It feels seems silly to cite a TV show as inspiration. Although, when I think about it, technology is all around, plus with a husband that makes video games and two die hard gamer sons… maybe it was inevitable? After all it was my husband who gave me a white rainbow mechanical keyboard for Christmas (another inspiration) and suggested using the Atari 2500 colour palette for the collection. However the TV show I’m referring to is Halt and Catch Fire. It’s set in the early 80’s when the race was on to make the next best computer. Cameron, a young technological prodigy, is poached from university to help reverse engineer an IBM PC. Oh did I mention, she’s a female coder? A punk female coder! Gah! I loved her character so much!
This got me thinking about women in games, coders and the ones I know. I think it’s fair to say, at least in the gaming industry, the male to female ratio is still disproportionate and that male interest still dominates the themes of most games. I have hope though, especially after listening to an interview with Tina Fey on “My Next Guest Needs No Introduction”, with David Letterman. She talked about being the first female writer on SNL and how the male writers weren’t trying to be anti-women, they just didn’t understand Kotex pads could be funny. It was a boy’s club but with women on the team, adding diversity, the writing became stronger. I’d like to think games are going that way too.
Zoe Flower (her real last name, not mine) is one of those women. She can hold her own in a room full of rah, rah men. I’ve see it. It’s glorious! She’s been around since the early 90’s and has paved the way for a new generation of women in games. She started off as an animator but eventually became a host on Electric Playground. She left EP to produce her own show called Hardcore Candy (about women competing in extreme sports). Then she went on to become a game designer and then a mom, and kept kicking ass as a design director… phew! She’s packed in a lot!

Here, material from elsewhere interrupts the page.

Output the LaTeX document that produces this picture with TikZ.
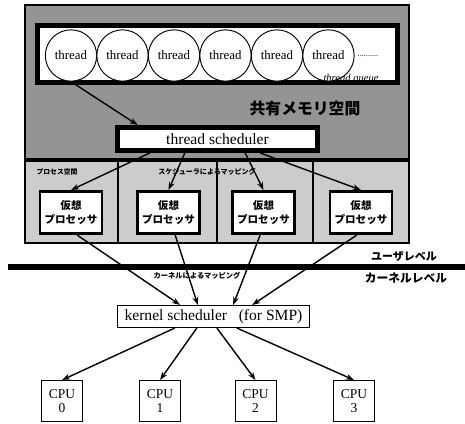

Which leads me to the next generation. Our oldest son has been working on his own indie game with a gifted programmer (she’s on the left). Taylor is a brilliant coder, one that in her spare time orders drills off Amazon so she can take them apart to build grappling hooks. Why? Because she can and I love that! She tries something, if it doesn’t work, she keeps at it. “Fail Fast” is a coder saying and she lives by it. If she makes mistakes, she figures it out and moves on (note to self!). The DIY attitude Taylor has, reminds me of Cameron in Halt and Catch Fire and I’m SO excited for her future.
And last, but not least, in noodling around the internet I found this: Girls who Code, self explanatory title right?! They have American and Canadian groups, in case you have any young women in your life who are interested. I’d love to hear how they like it.
Long way around, this collection with floppy disks, ASCII, binary, keyboards, joysticks, printed circuit boards and pixels is about these women: the ones before, the ones now and the ones to come.